--- BEGIN DATA BLOCK ---
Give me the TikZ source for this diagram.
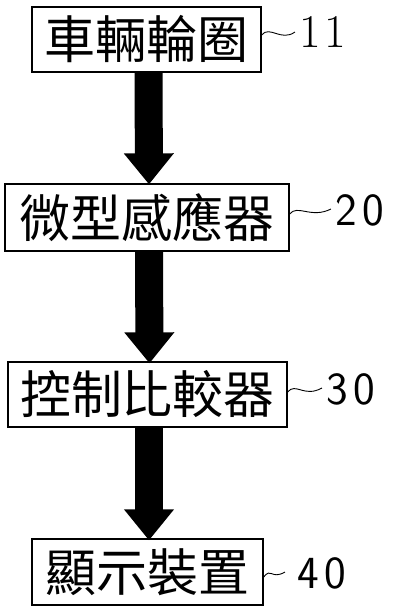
\documentclass[tikz,border=0pt]{standalone}
\usepackage{fontspec}
\newfontfamily\cjk{Noto Sans CJK TC}
\usetikzlibrary{arrows.meta}
\begin{document}
\begin{tikzpicture}[x=1pt,y=-1pt,
  box/.style={draw=black,line width=1.3pt,rectangle,inner sep=0pt,font=\cjk\fontsize{51}{51}\selectfont},
  flow/.style={line width=28pt,-{Triangle[width=48pt,length=31pt]}},
  refnum/.style={inner sep=0pt,anchor=west,font=\sffamily\fontsize{46}{46}\selectfont},
  lead/.style={line width=0.9pt}]
\useasboundingbox[fill=white] (0,0) rectangle (393,606);
\node[box,minimum width=229pt,minimum height=65pt] (b1) at (146.5,39.5) {車輛輪圈};
\node[box,minimum width=284pt,minimum height=67pt] (b2) at (147,217.5) {微型感應器};
\node[box,minimum width=279pt,minimum height=65pt] (b3) at (147.5,394.5) {控制比較器};
\node[box,minimum width=231pt,minimum height=66pt] (b4) at (147.5,572) {顯示裝置};
\draw[flow] ([xshift=2pt]b1.south) -- ([xshift=2pt,yshift=-1pt]b2.north);
\draw[flow] ([xshift=2pt]b2.south) -- ([xshift=2pt,yshift=-2pt]b3.north);
\draw[flow] ([xshift=1.5pt]b3.south) -- ([xshift=1.5pt,yshift=-2pt]b4.north);
\node[refnum,font=\rmfamily\fontsize{47}{47}\selectfont] (n1) at (299,32) {1\kern4pt1};
\node[refnum] (n2) at (335,210) {2\kern6pt0};
\node[refnum] (n3) at (326,389) {3\kern6pt0};
\node[refnum] (n4) at (297,573) {4\kern6pt0};
\draw[lead] (b1.east |- 0,35) .. controls +(8,-10) and +(-14,10) .. ([xshift=-4pt,yshift=0pt]n1.west);
\draw[lead] (b2.east |- 0,214) .. controls +(8,-10) and +(-20,10) .. ([xshift=-4pt,yshift=1pt]n2.west);
\draw[lead] (b3.east |- 0,392) .. controls +(8,-10) and +(-18,10) .. ([xshift=-4pt,yshift=1pt]n3.west);
\draw[lead] (b4.east |- 0,577) .. controls +(8,-10) and +(-14,8) .. ([xshift=-12pt,yshift=1pt]n4.west);
\end{tikzpicture}
\end{document}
--- END DATA BLOCK ---
▶ _WHAT TO WORK ON_
The listing above needs to be output again exactly. Don't include the pictures.

▶ _FULL ANSWER_
Give me the TikZ source for this diagram.
\documentclass[tikz,border=0pt]{standalone}
\usepackage{fontspec}
\newfontfamily\cjk{Noto Sans CJK TC}
\usetikzlibrary{arrows.meta}
\begin{document}
\begin{tikzpicture}[x=1pt,y=-1pt,
  box/.style={draw=black,line width=1.3pt,rectangle,inner sep=0pt,font=\cjk\fontsize{51}{51}\selectfont},
  flow/.style={line width=28pt,-{Triangle[width=48pt,length=31pt]}},
  refnum/.style={inner sep=0pt,anchor=west,font=\sffamily\fontsize{46}{46}\selectfont},
  lead/.style={line width=0.9pt}]
\useasboundingbox[fill=white] (0,0) rectangle (393,606);
\node[box,minimum width=229pt,minimum height=65pt] (b1) at (146.5,39.5) {車輛輪圈};
\node[box,minimum width=284pt,minimum height=67pt] (b2) at (147,217.5) {微型感應器};
\node[box,minimum width=279pt,minimum height=65pt] (b3) at (147.5,394.5) {控制比較器};
\node[box,minimum width=231pt,minimum height=66pt] (b4) at (147.5,572) {顯示裝置};
\draw[flow] ([xshift=2pt]b1.south) -- ([xshift=2pt,yshift=-1pt]b2.north);
\draw[flow] ([xshift=2pt]b2.south) -- ([xshift=2pt,yshift=-2pt]b3.north);
\draw[flow] ([xshift=1.5pt]b3.south) -- ([xshift=1.5pt,yshift=-2pt]b4.north);
\node[refnum,font=\rmfamily\fontsize{47}{47}\selectfont] (n1) at (299,32) {1\kern4pt1};
\node[refnum] (n2) at (335,210) {2\kern6pt0};
\node[refnum] (n3) at (326,389) {3\kern6pt0};
\node[refnum] (n4) at (297,573) {4\kern6pt0};
\draw[lead] (b1.east |- 0,35) .. controls +(8,-10) and +(-14,10) .. ([xshift=-4pt,yshift=0pt]n1.west);
\draw[lead] (b2.east |- 0,214) .. controls +(8,-10) and +(-20,10) .. ([xshift=-4pt,yshift=1pt]n2.west);
\draw[lead] (b3.east |- 0,392) .. controls +(8,-10) and +(-18,10) .. ([xshift=-4pt,yshift=1pt]n3.west);
\draw[lead] (b4.east |- 0,577) .. controls +(8,-10) and +(-14,8) .. ([xshift=-12pt,yshift=1pt]n4.west);
\end{tikzpicture}
\end{document}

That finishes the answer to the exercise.